:: Task instructions ::
Would you copy out the whole listing exactly as given?

:: Data lines ::
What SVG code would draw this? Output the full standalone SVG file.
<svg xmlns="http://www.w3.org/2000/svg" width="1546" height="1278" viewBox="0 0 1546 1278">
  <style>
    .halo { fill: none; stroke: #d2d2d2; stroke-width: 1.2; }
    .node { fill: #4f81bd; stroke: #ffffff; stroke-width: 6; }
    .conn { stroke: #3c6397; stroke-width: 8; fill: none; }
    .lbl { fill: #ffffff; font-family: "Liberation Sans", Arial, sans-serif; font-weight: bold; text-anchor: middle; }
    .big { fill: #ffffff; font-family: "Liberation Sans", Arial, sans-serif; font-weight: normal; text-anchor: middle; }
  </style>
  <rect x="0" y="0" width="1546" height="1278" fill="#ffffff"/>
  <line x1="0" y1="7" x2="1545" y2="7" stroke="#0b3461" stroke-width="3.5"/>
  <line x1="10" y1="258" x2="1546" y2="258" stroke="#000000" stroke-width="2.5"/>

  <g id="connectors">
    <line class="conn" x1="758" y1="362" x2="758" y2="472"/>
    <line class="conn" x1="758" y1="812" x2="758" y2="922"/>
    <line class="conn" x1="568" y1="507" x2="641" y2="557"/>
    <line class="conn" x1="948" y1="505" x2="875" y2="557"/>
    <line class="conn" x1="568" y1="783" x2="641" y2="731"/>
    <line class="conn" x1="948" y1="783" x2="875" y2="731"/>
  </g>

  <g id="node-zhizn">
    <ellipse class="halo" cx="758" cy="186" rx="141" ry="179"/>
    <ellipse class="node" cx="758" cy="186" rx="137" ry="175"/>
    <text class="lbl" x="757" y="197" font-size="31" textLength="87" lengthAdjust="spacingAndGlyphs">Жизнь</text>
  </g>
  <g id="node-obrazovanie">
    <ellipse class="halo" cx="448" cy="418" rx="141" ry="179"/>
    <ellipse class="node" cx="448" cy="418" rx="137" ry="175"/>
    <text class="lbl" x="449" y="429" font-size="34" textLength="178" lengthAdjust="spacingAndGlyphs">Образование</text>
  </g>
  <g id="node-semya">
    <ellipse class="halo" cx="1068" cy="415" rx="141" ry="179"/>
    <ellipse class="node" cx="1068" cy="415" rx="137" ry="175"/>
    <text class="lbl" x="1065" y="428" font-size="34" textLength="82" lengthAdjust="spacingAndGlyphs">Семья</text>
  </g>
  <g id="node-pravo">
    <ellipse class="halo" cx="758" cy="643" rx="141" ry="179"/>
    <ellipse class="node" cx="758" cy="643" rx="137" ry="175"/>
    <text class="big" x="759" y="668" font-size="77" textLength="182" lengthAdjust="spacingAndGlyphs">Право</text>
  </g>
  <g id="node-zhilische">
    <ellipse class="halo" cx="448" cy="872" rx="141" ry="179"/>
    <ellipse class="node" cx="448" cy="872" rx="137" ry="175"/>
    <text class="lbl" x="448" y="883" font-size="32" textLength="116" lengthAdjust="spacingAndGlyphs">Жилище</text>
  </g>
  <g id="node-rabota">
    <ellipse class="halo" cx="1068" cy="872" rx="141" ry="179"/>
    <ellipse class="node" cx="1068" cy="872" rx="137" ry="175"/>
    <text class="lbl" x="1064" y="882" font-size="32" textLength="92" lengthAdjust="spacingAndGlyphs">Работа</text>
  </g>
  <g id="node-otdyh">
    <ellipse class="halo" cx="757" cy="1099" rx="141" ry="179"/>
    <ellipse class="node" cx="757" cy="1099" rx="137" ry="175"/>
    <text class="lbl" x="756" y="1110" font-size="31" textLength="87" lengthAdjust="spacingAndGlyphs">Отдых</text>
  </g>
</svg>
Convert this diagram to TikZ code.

:: Expected answer ::
What SVG code would draw this? Output the full standalone SVG file.
<svg xmlns="http://www.w3.org/2000/svg" width="1546" height="1278" viewBox="0 0 1546 1278">
  <style>
    .halo { fill: none; stroke: #d2d2d2; stroke-width: 1.2; }
    .node { fill: #4f81bd; stroke: #ffffff; stroke-width: 6; }
    .conn { stroke: #3c6397; stroke-width: 8; fill: none; }
    .lbl { fill: #ffffff; font-family: "Liberation Sans", Arial, sans-serif; font-weight: bold; text-anchor: middle; }
    .big { fill: #ffffff; font-family: "Liberation Sans", Arial, sans-serif; font-weight: normal; text-anchor: middle; }
  </style>
  <rect x="0" y="0" width="1546" height="1278" fill="#ffffff"/>
  <line x1="0" y1="7" x2="1545" y2="7" stroke="#0b3461" stroke-width="3.5"/>
  <line x1="10" y1="258" x2="1546" y2="258" stroke="#000000" stroke-width="2.5"/>

  <g id="connectors">
    <line class="conn" x1="758" y1="362" x2="758" y2="472"/>
    <line class="conn" x1="758" y1="812" x2="758" y2="922"/>
    <line class="conn" x1="568" y1="507" x2="641" y2="557"/>
    <line class="conn" x1="948" y1="505" x2="875" y2="557"/>
    <line class="conn" x1="568" y1="783" x2="641" y2="731"/>
    <line class="conn" x1="948" y1="783" x2="875" y2="731"/>
  </g>

  <g id="node-zhizn">
    <ellipse class="halo" cx="758" cy="186" rx="141" ry="179"/>
    <ellipse class="node" cx="758" cy="186" rx="137" ry="175"/>
    <text class="lbl" x="757" y="197" font-size="31" textLength="87" lengthAdjust="spacingAndGlyphs">Жизнь</text>
  </g>
  <g id="node-obrazovanie">
    <ellipse class="halo" cx="448" cy="418" rx="141" ry="179"/>
    <ellipse class="node" cx="448" cy="418" rx="137" ry="175"/>
    <text class="lbl" x="449" y="429" font-size="34" textLength="178" lengthAdjust="spacingAndGlyphs">Образование</text>
  </g>
  <g id="node-semya">
    <ellipse class="halo" cx="1068" cy="415" rx="141" ry="179"/>
    <ellipse class="node" cx="1068" cy="415" rx="137" ry="175"/>
    <text class="lbl" x="1065" y="428" font-size="34" textLength="82" lengthAdjust="spacingAndGlyphs">Семья</text>
  </g>
  <g id="node-pravo">
    <ellipse class="halo" cx="758" cy="643" rx="141" ry="179"/>
    <ellipse class="node" cx="758" cy="643" rx="137" ry="175"/>
    <text class="big" x="759" y="668" font-size="77" textLength="182" lengthAdjust="spacingAndGlyphs">Право</text>
  </g>
  <g id="node-zhilische">
    <ellipse class="halo" cx="448" cy="872" rx="141" ry="179"/>
    <ellipse class="node" cx="448" cy="872" rx="137" ry="175"/>
    <text class="lbl" x="448" y="883" font-size="32" textLength="116" lengthAdjust="spacingAndGlyphs">Жилище</text>
  </g>
  <g id="node-rabota">
    <ellipse class="halo" cx="1068" cy="872" rx="141" ry="179"/>
    <ellipse class="node" cx="1068" cy="872" rx="137" ry="175"/>
    <text class="lbl" x="1064" y="882" font-size="32" textLength="92" lengthAdjust="spacingAndGlyphs">Работа</text>
  </g>
  <g id="node-otdyh">
    <ellipse class="halo" cx="757" cy="1099" rx="141" ry="179"/>
    <ellipse class="node" cx="757" cy="1099" rx="137" ry="175"/>
    <text class="lbl" x="756" y="1110" font-size="31" textLength="87" lengthAdjust="spacingAndGlyphs">Отдых</text>
  </g>
</svg>
Convert this diagram to TikZ code.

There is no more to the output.